Harrison defends his work as a lobbyist, saying that he needed to take care of his family and pay off his $160,000 student loan debt, a plea for sympathy that rings false, given that he graduated with a Yale law degree which paved his way to the offices of Congressman Jim Clyburn.

He has also attempted to whitewash his clients as a lobbyist. When he represented the coal industry, he stated that he was only seeking “incentives for clean coal technology” and to find “something for people who invested money in a corporation that’s going to be shuttered [due to new environmental regulations].” In reality, he sought to ensure that the coal industry’s investors would be reimbursed for as long as possible in an industry that is slowly dying.

Harrison also worked for several tobacco corporations, lobbying to oppose federal regulations that would require stricter warnings of the dangers of tobacco use. Again, he justified this cynically, using the age-old excuse that regulations would harm “smaller mom-and-pop-type operations,” despite 85 percent of all tobacco being produced by three corporations.

If Harrison wins the South Carolina Senate seat this November, he will likely be hailed by the Democratic Party and its pseudoleft appendages as the hero who defeated Lindsey Graham and as a beacon of diversity on Capitol Hill.

The working class should not forget his class position, though.

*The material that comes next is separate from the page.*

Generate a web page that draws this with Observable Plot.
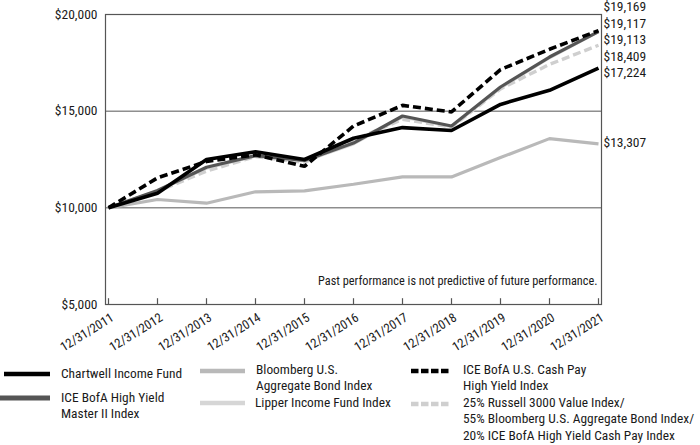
<!DOCTYPE html>
<html>
<head>
<meta charset="utf-8">
<script src="https://cdn.jsdelivr.net/npm/d3@7"></script>
<script src="https://cdn.jsdelivr.net/npm/@observablehq/plot@0.6"></script>
<style>
  html, body { margin: 0; padding: 0; background: #fff; }
  body { width: 700px; height: 445px; overflow: hidden;
         font-family: "Roboto Condensed", "Liberation Sans Narrow", "DejaVu Sans Condensed", "Arial Narrow", sans-serif;
         font-stretch: condensed; color: #1a1a1a; }
  #legend { position: relative; width: 700px; height: 85px; font-size: 13.4px; }
  #legend .sw { position: absolute; }
  #legend .tx { position: absolute; line-height: 16.5px; white-space: nowrap; }
</style>
</head>
<body>
<div id="chart"></div>
<div id="legend"></div>
<script>
// ---- data ----
const dates = ["12/31/2011","12/31/2012","12/31/2013","12/31/2014","12/31/2015","12/31/2016","12/31/2017","12/31/2018","12/31/2019","12/31/2020","12/31/2021"];
const chartwell  = [10000, 10750, 12500, 12900, 12500, 13600, 14150, 14000, 15350, 16080, 17224];
const iceHYMaster = [10000, 10900, 12100, 12700, 12450, 13350, 14750, 14230, 16250, 17800, 19117];
const iceCashPay = [10000, 11550, 12400, 12740, 12150, 14230, 15300, 14960, 17150, 18200, 19169];
const bloombergAgg = [10000, 10430, 10240, 10830, 10880, 11220, 11600, 11600, 12600, 13580, 13307];
const lipperIncome = [10000, 10880, 12050, 12680, 12420, 13300, 14700, 14200, 16200, 17760, 19113];
const blendIndex = [10000, 10850, 11900, 12650, 12350, 13500, 14580, 14180, 16150, 17420, 18409];
const yTicks = [5000, 10000, 15000, 20000];
const gridTicks = [10000, 15000, 20000];
const note = "Past performance is not predictive of future performance.";

const seriesNames = [
  "Bloomberg U.S. Aggregate Bond Index",
  "Lipper Income Fund Index",
  "25% Russell 3000 Value Index/55% Bloomberg U.S. Aggregate Bond Index/20% ICE BofA High Yield Cash Pay Index",
  "ICE BofA High Yield Master II Index",
  "Chartwell Income Fund",
  "ICE BofA U.S. Cash Pay High Yield Index"
];
const seriesValues = [bloombergAgg, lipperIncome, blendIndex, iceHYMaster, chartwell, iceCashPay];
const seriesStyle = [
  {stroke: "#b9b9b9", strokeWidth: 3.2, dash: null},
  {stroke: "#d6d6d6", strokeWidth: 3.0, dash: null},
  {stroke: "#cfcfcf", strokeWidth: 3.4, dash: "8,4"},
  {stroke: "#555555", strokeWidth: 3.2, dash: null},
  {stroke: "#000000", strokeWidth: 3.6, dash: null},
  {stroke: "#000000", strokeWidth: 3.6, dash: "8,4"}
];

// ---- layout ----
const W = 700, H = 360, mt = 14, mb = 56, ml = 105, mr = 99;
const yDomain = [5000, 20000];
const fmt = d3.format("$,");

// end-label dodge (in pixel space using same mapping as the y scale)
const yPix = d3.scaleLinear().domain(yDomain).range([H - mb, mt]);
const ends = seriesValues.map((v) => v[v.length - 1]);
const order = d3.range(ends.length).sort((a, b) => ends[b] - ends[a]);
const gap = 16.4;
let clusters = order.map((i) => ({members: [i], target: yPix(ends[i])}));
clusters.forEach((c) => { c.pos = c.target; });
let merged = true;
while (merged) {
  merged = false;
  for (let k = 0; k < clusters.length - 1; k++) {
    const a = clusters[k], b = clusters[k + 1];
    const aBottom = a.pos + (a.members.length - 1) * gap / 2;
    const bTop = b.pos - (b.members.length - 1) * gap / 2;
    if (bTop - aBottom < gap) {
      const members = a.members.concat(b.members);
      const target = d3.mean(members, (i) => yPix(ends[i]));
      clusters.splice(k, 2, {members, target, pos: target});
      merged = true;
      break;
    }
  }
}
const labelDy = {};
clusters.forEach((c) => {
  c.members.forEach((i, j) => {
    const p = c.pos + (j - (c.members.length - 1) / 2) * gap;
    labelDy[i] = p - yPix(ends[i]);
  });
});

const lineMarks = seriesValues.map((vals, s) =>
  Plot.line(dates.map((d, i) => ({date: d, value: vals[i]})), {
    x: "date", y: "value",
    stroke: seriesStyle[s].stroke,
    strokeWidth: seriesStyle[s].strokeWidth,
    strokeDasharray: seriesStyle[s].dash,
    strokeLinejoin: "miter",
    strokeLinecap: "butt"
  })
);

const endLabelMarks = seriesValues.map((vals, s) =>
  Plot.text([{date: dates[dates.length - 1], value: vals[vals.length - 1]}], {
    x: "date", y: "value", text: (d) => fmt(d.value),
    dx: 5, dy: labelDy[s] - 1.5, textAnchor: "start", fontSize: 13.5, fill: "#1a1a1a"
  })
);

const chart = Plot.plot({
  width: W, height: H,
  marginTop: mt, marginBottom: mb, marginLeft: ml, marginRight: mr,
  style: {fontFamily: "inherit", fontSize: "13.5px", background: "#fff", color: "#1a1a1a", overflow: "visible"},
  x: {type: "point", domain: dates, padding: 0, label: null},
  y: {domain: yDomain, label: null},
  marks: [
    Plot.ruleY(gridTicks, {stroke: "#555", strokeWidth: 1}),
    Plot.frame({stroke: "#555", strokeWidth: 1.2}),
    Plot.ruleX(dates, {y1: 5000, y2: 5300, stroke: "#555", strokeWidth: 1.2}),
    ...lineMarks,
    ...endLabelMarks,
    Plot.text([note], {frameAnchor: "bottom-right", dx: -4, dy: -23, lineAnchor: "middle", textAnchor: "end", fontSize: 12.3, fill: "#1a1a1a"}),
    Plot.axisY({ticks: yTicks, tickFormat: fmt, tickSize: 0, tickPadding: 8, label: null, fontSize: 13.5}),
    Plot.axisX({tickSize: 0, tickPadding: 12, dx: 4, tickRotate: -32, label: null, fontSize: 12.8})
  ]
});
document.getElementById("chart").appendChild(chart);

// ---- legend (HTML below the svg) ----
const legendItems = [
  {s: 4, sx: 4, sw: 46, sy: 14, tx: 61, ty: 14, lines: ["Chartwell Income Fund"], lw: 4.5},
  {s: 3, sx: 0, sw: 50, sy: 38, tx: 61, ty: 38, lines: ["ICE BofA High Yield", "Master II Index"], lw: 5},
  {s: 0, sx: 200, sw: 45, sy: 11, tx: 256, ty: 10, lines: ["Bloomberg U.S.", "Aggregate Bond Index"], lw: 4.5},
  {s: 1, sx: 200, sw: 45, sy: 43, tx: 255, ty: 43, lines: ["Lipper Income Fund Index"], lw: 4.5},
  {s: 5, sx: 411, sw: 39, sy: 11, tx: 463, ty: 10, lines: ["ICE BofA U.S. Cash Pay", "High Yield Index"], lw: 4.5},
  {s: 2, sx: 411, sw: 39, sy: 44, tx: 463, ty: 43, lines: ["25% Russell 3000 Value Index/", "55% Bloomberg U.S. Aggregate Bond Index/", "20% ICE BofA High Yield Cash Pay Index"], lw: 4.5}
];
const legend = d3.select("#legend");
legendItems.forEach((it) => {
  const st = seriesStyle[it.s];
  const svg = legend.append("svg").attr("class", "sw")
    .attr("width", it.sw).attr("height", 10)
    .style("left", it.sx + "px").style("top", (it.sy - 5) + "px");
  svg.append("line").attr("x1", 0).attr("x2", it.sw).attr("y1", 5).attr("y2", 5)
    .attr("stroke", st.stroke).attr("stroke-width", it.lw)
    .attr("stroke-dasharray", st.dash ? "7.5,2.5" : null);
  legend.append("div").attr("class", "tx")
    .style("left", it.tx + "px").style("top", (it.ty - 8.25) + "px")
    .html(it.lines.join("<br>"));
});
</script>
</body>
</html>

Harrison is a career-long servant of the ruling class, which has profited immensely from defending some of the most reprehensible industries on the planet. A politician who has been paid for by the fossil fuel companies, tobacco producers and arms manufacturers cannot possibly represent the interests of the working class.

Harrison’s campaign website says it clearly: “He’ll work with anybody, regardless of party,” and he has “dedicated his life to creating opportunity for others.” This is certainly true. Harrison has worked with both parties to create opportunities for the ruling class. In that, he perfectly embodies the class role of the Democratic Party.